What is not covered under the new electric vehicle comprehensive policy
Motorcar insurance policies often come with exclusions. They outline the specific scenarios or circumstances where coverage does not apply. You should be aware of these before buying your policy. For instance, coverage does not extend to damages due to regular wear and tear or those resulting from reckless driving. Moreover, damages caused while driving with an invalid or expired license or under the influence of drugs, alcohol, or any other substances causing intoxication also falls under the exclusion radar.

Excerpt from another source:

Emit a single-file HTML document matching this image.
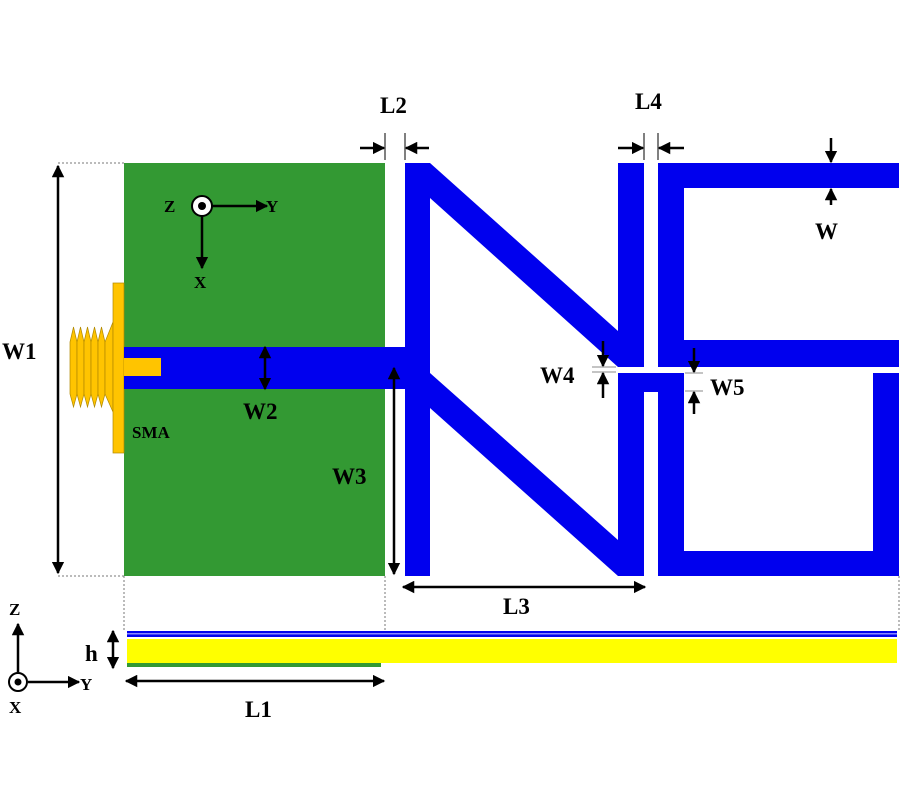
<!DOCTYPE html>
<html><head><meta charset="utf-8"><style>
html,body{margin:0;padding:0;background:#fff;width:900px;height:800px;overflow:hidden}
text{font-family:"Liberation Serif",serif;font-weight:bold;fill:#000}
</style></head><body>
<svg width="900" height="800" viewBox="0 0 900 800" xmlns="http://www.w3.org/2000/svg">
<defs>
<marker id="a" viewBox="0 0 10 10" refX="9" refY="5" markerWidth="5" markerHeight="5" orient="auto-start-reverse"><path d="M0,0L10,5L0,10z" fill="#000"/></marker>
</defs>
<rect x="124" y="163" width="261" height="413" fill="#339933"/>
<g stroke="#777" stroke-width="1" stroke-dasharray="2,2">
<line x1="58" y1="163" x2="124" y2="163"/>
<line x1="58" y1="576" x2="124" y2="576"/>
<line x1="124" y1="576" x2="124" y2="632"/>
<line x1="385" y1="576" x2="385" y2="632"/>
<line x1="899" y1="576" x2="899" y2="632"/>
</g>
<g fill="#ffc400" stroke="#b08800" stroke-width="0.7">
<polygon points="70,342 73.5,327 77,342 77,394 73.5,407 70,394"/>
<polygon points="77,342 80.5,327 84,342 84,394 80.5,407 77,394"/>
<polygon points="84,342 87.5,327 91,342 91,394 87.5,407 84,394"/>
<polygon points="91,342 94.5,327 98,342 98,394 94.5,407 91,394"/>
<polygon points="98,342 101.5,327 105,342 105,394 101.5,407 98,394"/>
<polygon points="105,342 113,322 113,412 105,394"/>
<rect x="113" y="283" width="11" height="170"/>
</g>
<rect x="124" y="347" width="290" height="42" fill="#0000ee"/>
<rect x="124" y="358" width="37" height="18" fill="#ffc400"/>
<g fill="#0000ee">
<rect x="405" y="163" width="25" height="413"/>
<polygon points="405,163 430,163 618,331 618,163 644,163 644,367 618,367 430,198"/>
<polygon points="430,373 618,540 618,373 684,373 684,392 644,392 644,576 618,576 430,408"/>
<rect x="658" y="373" width="26" height="203"/>
<rect x="658" y="551" width="241" height="25"/>
<rect x="873" y="373" width="26" height="203"/>
<rect x="658" y="163" width="241" height="25"/>
<rect x="658" y="163" width="26" height="204"/>
<rect x="658" y="340" width="241" height="27"/>
</g>
<g stroke="#000" stroke-width="2.5" fill="none">
<line x1="58" y1="166" x2="58" y2="573" marker-start="url(#a)" marker-end="url(#a)"/>
<line x1="265" y1="347" x2="265" y2="389" marker-start="url(#a)" marker-end="url(#a)"/>
<line x1="394" y1="368" x2="394" y2="574" marker-start="url(#a)" marker-end="url(#a)"/>
<line x1="403" y1="587" x2="645" y2="587" marker-start="url(#a)" marker-end="url(#a)"/>
<line x1="360" y1="148" x2="384" y2="148" marker-end="url(#a)"/>
<line x1="429" y1="148" x2="406" y2="148" marker-end="url(#a)"/>
<line x1="618" y1="148" x2="643" y2="148" marker-end="url(#a)"/>
<line x1="684" y1="148" x2="659" y2="148" marker-end="url(#a)"/>
<line x1="831" y1="138" x2="831" y2="162" marker-end="url(#a)"/>
<line x1="831" y1="205" x2="831" y2="189" marker-end="url(#a)"/>
<line x1="603" y1="341" x2="603" y2="366" marker-end="url(#a)"/>
<line x1="603" y1="398" x2="603" y2="373" marker-end="url(#a)"/>
<line x1="694" y1="348" x2="694" y2="372" marker-end="url(#a)"/>
<line x1="694" y1="414" x2="694" y2="392" marker-end="url(#a)"/>
<line x1="202" y1="206" x2="267" y2="206" marker-end="url(#a)"/>
<line x1="202" y1="216" x2="202" y2="268" marker-end="url(#a)"/>
<line x1="113" y1="631" x2="113" y2="668" marker-start="url(#a)" marker-end="url(#a)"/>
<line x1="126" y1="681" x2="384" y2="681" marker-start="url(#a)" marker-end="url(#a)"/>
<line x1="18" y1="672" x2="18" y2="624" marker-end="url(#a)"/>
<line x1="28" y1="682" x2="79" y2="682" marker-end="url(#a)"/>
</g>
<g stroke="#000" stroke-width="1">
<line x1="385" y1="133" x2="385" y2="160"/>
<line x1="405" y1="133" x2="405" y2="160"/>
<line x1="644" y1="133" x2="644" y2="160"/>
<line x1="658" y1="133" x2="658" y2="160"/>
</g>
<g stroke="#888" stroke-width="1">
<line x1="592" y1="367" x2="616" y2="367"/><line x1="592" y1="372" x2="616" y2="372"/>
<line x1="685" y1="373" x2="703" y2="373"/><line x1="685" y1="391" x2="703" y2="391"/>
</g>
<circle cx="202" cy="206" r="10" fill="#fff" stroke="#000" stroke-width="2"/>
<circle cx="202" cy="206" r="4" fill="#000"/>
<circle cx="18" cy="682" r="9" fill="#fff" stroke="#000" stroke-width="2"/>
<circle cx="18" cy="682" r="3.5" fill="#000"/>
<rect x="127" y="631" width="770" height="6" fill="#0000ee"/>
<rect x="127" y="633" width="770" height="1.5" fill="#8888ff"/>
<rect x="127" y="639" width="770" height="24" fill="#ffff00"/>
<rect x="127" y="663" width="254" height="4" fill="#339933"/>
<g font-size="23">
<text x="2" y="359">W1</text>
<text x="243" y="419">W2</text>
<text x="332" y="484">W3</text>
<text x="380" y="113">L2</text>
<text x="635" y="109">L4</text>
<text x="815" y="239">W</text>
<text x="540" y="383">W4</text>
<text x="710" y="395">W5</text>
<text x="503" y="614">L3</text>
<text x="245" y="717">L1</text>
<text x="85" y="661">h</text>
</g>
<g font-size="17">
<text x="164" y="212">Z</text>
<text x="266" y="212">Y</text>
<text x="194" y="288">X</text>
<text x="132" y="438">SMA</text>
<text x="9" y="615">Z</text>
<text x="80" y="690">Y</text>
<text x="9" y="713">X</text>
</g>
</svg>
</body></html>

How much does it cost to insure an EV?
The insurance cost for an electric car varies based on the engine power of the car. For vehicles exceeding 65 KW, a third-party insurance policy typically amounts to around Rs 6,712. For cars with 30-65 KW, it’s about Rs 2,904, and for those below 30 KW, it comes to Rs 1,780. However, comprehensive insurance premiums vary across insurers based on the chosen plan and add-on covers.
Having a motor insurance policy for your EV is both legally binding as well as a financial safety net due to multiple liabilities. Consequently, before making a purchase, it’s recommended to compare the available plans online, compare benefits, thoroughly understand the inclusions and exclusions, and, most importantly, consider the varying premiums offered by different insurers based on the chosen model and additional coverage options. Also, always read the fine print to review any potential hidden expenses before finalising the deal.